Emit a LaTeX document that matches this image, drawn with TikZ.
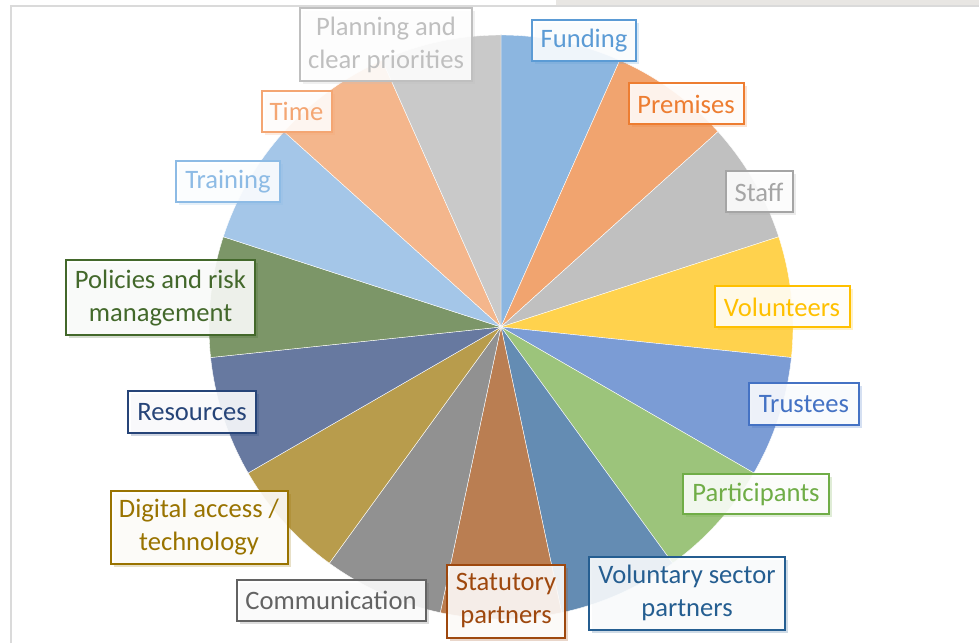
\documentclass[tikz,border=0pt]{standalone}
\usepackage{fontspec}
\setmainfont{Carlito}
\usetikzlibrary{shadows}
\definecolor{sFund}{HTML}{8CB6E0}
\definecolor{sPrem}{HTML}{F1A46F}
\definecolor{sStaff}{HTML}{C0C0C0}
\definecolor{sVol}{HTML}{FFD24D}
\definecolor{sTrus}{HTML}{7B9CD5}
\definecolor{sPart}{HTML}{9CC47B}
\definecolor{sVsp}{HTML}{648CB3}
\definecolor{sStat}{HTML}{BA7E52}
\definecolor{sComm}{HTML}{919191}
\definecolor{sDig}{HTML}{B89C4C}
\definecolor{sRes}{HTML}{6779A0}
\definecolor{sPol}{HTML}{7C9668}
\definecolor{sTrain}{HTML}{A4C6E8}
\definecolor{sTime}{HTML}{F4B68C}
\definecolor{sPlan}{HTML}{C9C9C9}
\definecolor{lFund}{HTML}{5B9BD5}
\definecolor{lPrem}{HTML}{ED7D31}
\definecolor{lStaff}{HTML}{A5A5A5}
\definecolor{lVol}{HTML}{FFC000}
\definecolor{lTrus}{HTML}{4472C4}
\definecolor{lPart}{HTML}{70AD47}
\definecolor{lVsp}{HTML}{255E91}
\definecolor{lStat}{HTML}{9E480E}
\definecolor{lComm}{HTML}{636363}
\definecolor{lDig}{HTML}{997300}
\definecolor{lRes}{HTML}{264478}
\definecolor{lPol}{HTML}{43682B}
\definecolor{lTrain}{HTML}{8DBBE5}
\definecolor{lTime}{HTML}{F4A673}
\definecolor{lPlan}{HTML}{BFBFBF}
\definecolor{frameline}{HTML}{DADADA}
\definecolor{topband}{HTML}{E8E6E3}
\newcommand{\lbfont}{\fontsize{26.6}{33}\selectfont}
\tikzset{
  lbl/.style={draw=#1, text=#1, line width=2pt, fill=white, fill opacity=0.88,
    text opacity=1, inner sep=0pt, align=center, font=\lbfont,
    drop shadow={opacity=0.22, fill=#1, shadow xshift=3pt, shadow yshift=-3pt}},
  slice/.style={fill=#1, draw=white, line width=0.4pt}
}
\begin{document}
\begin{tikzpicture}[x=1pt,y=1pt]
\useasboundingbox (0,0) rectangle (979,643);
\fill[white] (0,0) rectangle (979,643);
% frame
\fill[topband] (556,637) rectangle (979,643);
\draw[frameline, line width=2pt] (11,0) -- (11,637) -- (979,637);
% pie
\coordinate (O) at (501,316);
\foreach \a/\c in {66/sFund,42/sPrem,18/sStaff,-6/sVol,-30/sTrus,-54/sPart,-78/sVsp,-102/sStat,-126/sComm,-150/sDig,-174/sRes,-198/sPol,-222/sTrain,-246/sTime,-270/sPlan}{
  \filldraw[slice=\c] (O) -- ++(\a:292) arc[start angle=\a, end angle=\a+24, radius=292] -- cycle;
}
% labels
\node[lbl=lPlan, minimum width=172, minimum height=73] (plan) at (386,598.5) {Planning and\\clear priorities};
\node[lbl=lFund, minimum width=104, minimum height=41] (fund) at (584,602.5) {Funding};
\node[lbl=lPrem, minimum width=115, minimum height=41] (prem) at (686,539) {Premises};
\node[lbl=lStaff, minimum width=67, minimum height=41] (staff) at (759,451) {Staff};
\node[lbl=lVol, minimum width=135, minimum height=41] (vol) at (782,336) {Volunteers};
\node[lbl=lTrus, minimum width=110, minimum height=41] (trus) at (804,239) {Trustees};
\node[lbl=lPart, minimum width=146, minimum height=40] (part) at (756,149) {Participants};
\node[lbl=lVsp, minimum width=196, minimum height=73] (vsp) at (687,50) {Voluntary sector\\partners};
\node[lbl=lStat, minimum width=118, minimum height=73] (stat) at (506,42) {Statutory\\partners};
\node[lbl=lComm, minimum width=189, minimum height=41] (comm) at (331,43) {Communication};
\node[lbl=lDig, minimum width=177, minimum height=73] (dig) at (199,116) {Digital access /\\technology};
\node[lbl=lRes, minimum width=128, minimum height=42] (res) at (192,231) {Resources};
\node[lbl=lPol, minimum width=189, minimum height=75] (pol) at (160.5,345) {Policies and risk\\management};
\node[lbl=lTrain, minimum width=104, minimum height=41] (train) at (228,461) {Training};
\node[lbl=lTime, minimum width=70, minimum height=41] (time) at (296.5,531.5) {Time};
\end{tikzpicture}
\end{document}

WRITTEN INSTRUCTION
Output the lines above in full and exactly as given, omitting any pictures.

RESULT
Emit a LaTeX document that matches this image, drawn with TikZ.
\documentclass[tikz,border=0pt]{standalone}
\usepackage{fontspec}
\setmainfont{Carlito}
\usetikzlibrary{shadows}
\definecolor{sFund}{HTML}{8CB6E0}
\definecolor{sPrem}{HTML}{F1A46F}
\definecolor{sStaff}{HTML}{C0C0C0}
\definecolor{sVol}{HTML}{FFD24D}
\definecolor{sTrus}{HTML}{7B9CD5}
\definecolor{sPart}{HTML}{9CC47B}
\definecolor{sVsp}{HTML}{648CB3}
\definecolor{sStat}{HTML}{BA7E52}
\definecolor{sComm}{HTML}{919191}
\definecolor{sDig}{HTML}{B89C4C}
\definecolor{sRes}{HTML}{6779A0}
\definecolor{sPol}{HTML}{7C9668}
\definecolor{sTrain}{HTML}{A4C6E8}
\definecolor{sTime}{HTML}{F4B68C}
\definecolor{sPlan}{HTML}{C9C9C9}
\definecolor{lFund}{HTML}{5B9BD5}
\definecolor{lPrem}{HTML}{ED7D31}
\definecolor{lStaff}{HTML}{A5A5A5}
\definecolor{lVol}{HTML}{FFC000}
\definecolor{lTrus}{HTML}{4472C4}
\definecolor{lPart}{HTML}{70AD47}
\definecolor{lVsp}{HTML}{255E91}
\definecolor{lStat}{HTML}{9E480E}
\definecolor{lComm}{HTML}{636363}
\definecolor{lDig}{HTML}{997300}
\definecolor{lRes}{HTML}{264478}
\definecolor{lPol}{HTML}{43682B}
\definecolor{lTrain}{HTML}{8DBBE5}
\definecolor{lTime}{HTML}{F4A673}
\definecolor{lPlan}{HTML}{BFBFBF}
\definecolor{frameline}{HTML}{DADADA}
\definecolor{topband}{HTML}{E8E6E3}
\newcommand{\lbfont}{\fontsize{26.6}{33}\selectfont}
\tikzset{
  lbl/.style={draw=#1, text=#1, line width=2pt, fill=white, fill opacity=0.88,
    text opacity=1, inner sep=0pt, align=center, font=\lbfont,
    drop shadow={opacity=0.22, fill=#1, shadow xshift=3pt, shadow yshift=-3pt}},
  slice/.style={fill=#1, draw=white, line width=0.4pt}
}
\begin{document}
\begin{tikzpicture}[x=1pt,y=1pt]
\useasboundingbox (0,0) rectangle (979,643);
\fill[white] (0,0) rectangle (979,643);
% frame
\fill[topband] (556,637) rectangle (979,643);
\draw[frameline, line width=2pt] (11,0) -- (11,637) -- (979,637);
% pie
\coordinate (O) at (501,316);
\foreach \a/\c in {66/sFund,42/sPrem,18/sStaff,-6/sVol,-30/sTrus,-54/sPart,-78/sVsp,-102/sStat,-126/sComm,-150/sDig,-174/sRes,-198/sPol,-222/sTrain,-246/sTime,-270/sPlan}{
  \filldraw[slice=\c] (O) -- ++(\a:292) arc[start angle=\a, end angle=\a+24, radius=292] -- cycle;
}
% labels
\node[lbl=lPlan, minimum width=172, minimum height=73] (plan) at (386,598.5) {Planning and\\clear priorities};
\node[lbl=lFund, minimum width=104, minimum height=41] (fund) at (584,602.5) {Funding};
\node[lbl=lPrem, minimum width=115, minimum height=41] (prem) at (686,539) {Premises};
\node[lbl=lStaff, minimum width=67, minimum height=41] (staff) at (759,451) {Staff};
\node[lbl=lVol, minimum width=135, minimum height=41] (vol) at (782,336) {Volunteers};
\node[lbl=lTrus, minimum width=110, minimum height=41] (trus) at (804,239) {Trustees};
\node[lbl=lPart, minimum width=146, minimum height=40] (part) at (756,149) {Participants};
\node[lbl=lVsp, minimum width=196, minimum height=73] (vsp) at (687,50) {Voluntary sector\\partners};
\node[lbl=lStat, minimum width=118, minimum height=73] (stat) at (506,42) {Statutory\\partners};
\node[lbl=lComm, minimum width=189, minimum height=41] (comm) at (331,43) {Communication};
\node[lbl=lDig, minimum width=177, minimum height=73] (dig) at (199,116) {Digital access /\\technology};
\node[lbl=lRes, minimum width=128, minimum height=42] (res) at (192,231) {Resources};
\node[lbl=lPol, minimum width=189, minimum height=75] (pol) at (160.5,345) {Policies and risk\\management};
\node[lbl=lTrain, minimum width=104, minimum height=41] (train) at (228,461) {Training};
\node[lbl=lTime, minimum width=70, minimum height=41] (time) at (296.5,531.5) {Time};
\end{tikzpicture}
\end{document}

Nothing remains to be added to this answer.